あの浸食谷は松林に完全に覆われており(写真2)、土壌浸食も軽減されたことでしょう。冊田ダムは北京の水源であり、水質の向上にも役立ちます。
 


2014年に写真を撮っていると、「護林員」の腕章をした男がバイクで通りかかり、「ここの松は日本人が植えたんだ」とジマンそうに話してくれました。

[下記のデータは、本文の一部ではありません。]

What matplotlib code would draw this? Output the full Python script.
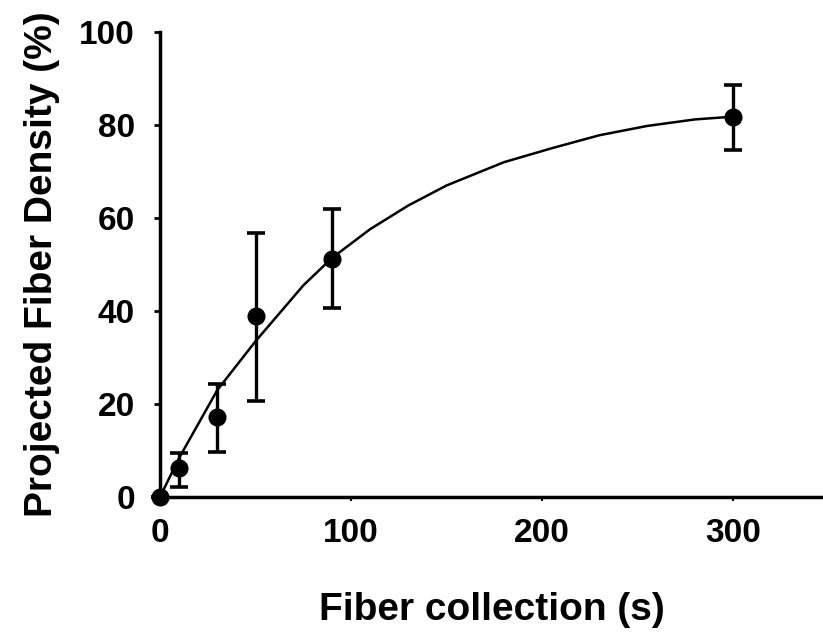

 南郊区平旺郷の環境林センター。苗圃、温室、実験室、教室などを備えた協力拠点で、1995年に3.5haで建設をはじめ、2000年に20haまで拡張。2010年に大同市政府によって収用され、両隣の施設とあわせ67haの口泉植物園に生まれ変わりました。私たちの管理棟があった中心部が「友好苑」になり、大きな自然石の記念碑に協力の経緯が刻まれています。
 
 渾源県呉城村のアンズ。1997年から小学校付属果樹園の建設をはじめ、私たちの協力は一部ですが、地元では350ha、20万本まで拡大しました。アンズは雑穀に比べ面積あたり5~10倍の収入をもたらし、大学生を送り出すまでになりました。
 
 南天門自然植物園は86haの荒れ山を借りて1999年に起工し、北向きの日陰斜面ではナラ、シナノキ、カバノキなどの自生樹種を中心にみごとに森林が再生しました。南向きの日向斜面は困難でしたが、灌木を中心にほぼ緑で覆われ、植物の種類はこちらが豊富です。地元のスタッフによって、全体で82科523種が確認されています。
 
 大同県聚楽郷の采涼山プロジェクトは1999年から6年をかけて280haを植林しました。緑化の困難な日向斜面でしたが、地元の草の根の整地技術と、日本から持ち込んだ菌根菌活用の育苗によって、みごとに成功しました。成功モデルとして全国から見学者が訪れ、隣接地に広大な政府プロジェクトが建設されています。
 
 実験林場カササギの森はその隣接地で2001年に着工しました。多くは針葉樹ですが、試験的にナラ、シラカンバ、ハシバミなどの広葉樹も植え、育ち具合を見守っています。その隣接地にはタワー高100mもある風力発電機が林立しています。
 
 コロナ禍で2019年を最後に現地に行けないのですが、その後もちゃんと成長し、下枝打ちなどがほどこされ、きちんと管理されているのがわかります。再生した森林はこれからもしっかりと成長し、時間とともに成果を大きくしていくでしょう。
 
 燃料費の足しにとWeChatでいくらか送金したら、小郭は即座に送り返し、「自分たちの事業の成果を確かめて、ほんとに誇らしかった。これからも機会あるたびに行ってみたい」とのこと。
 2019年秋に、日本大使館主催のプレスツアーで大同にきた担当者が「国際協力といっても中断することだってあるんです。25年もつづいて、終了後もこんないい関係があるのは驚きです」と言っていたのを思いだしました。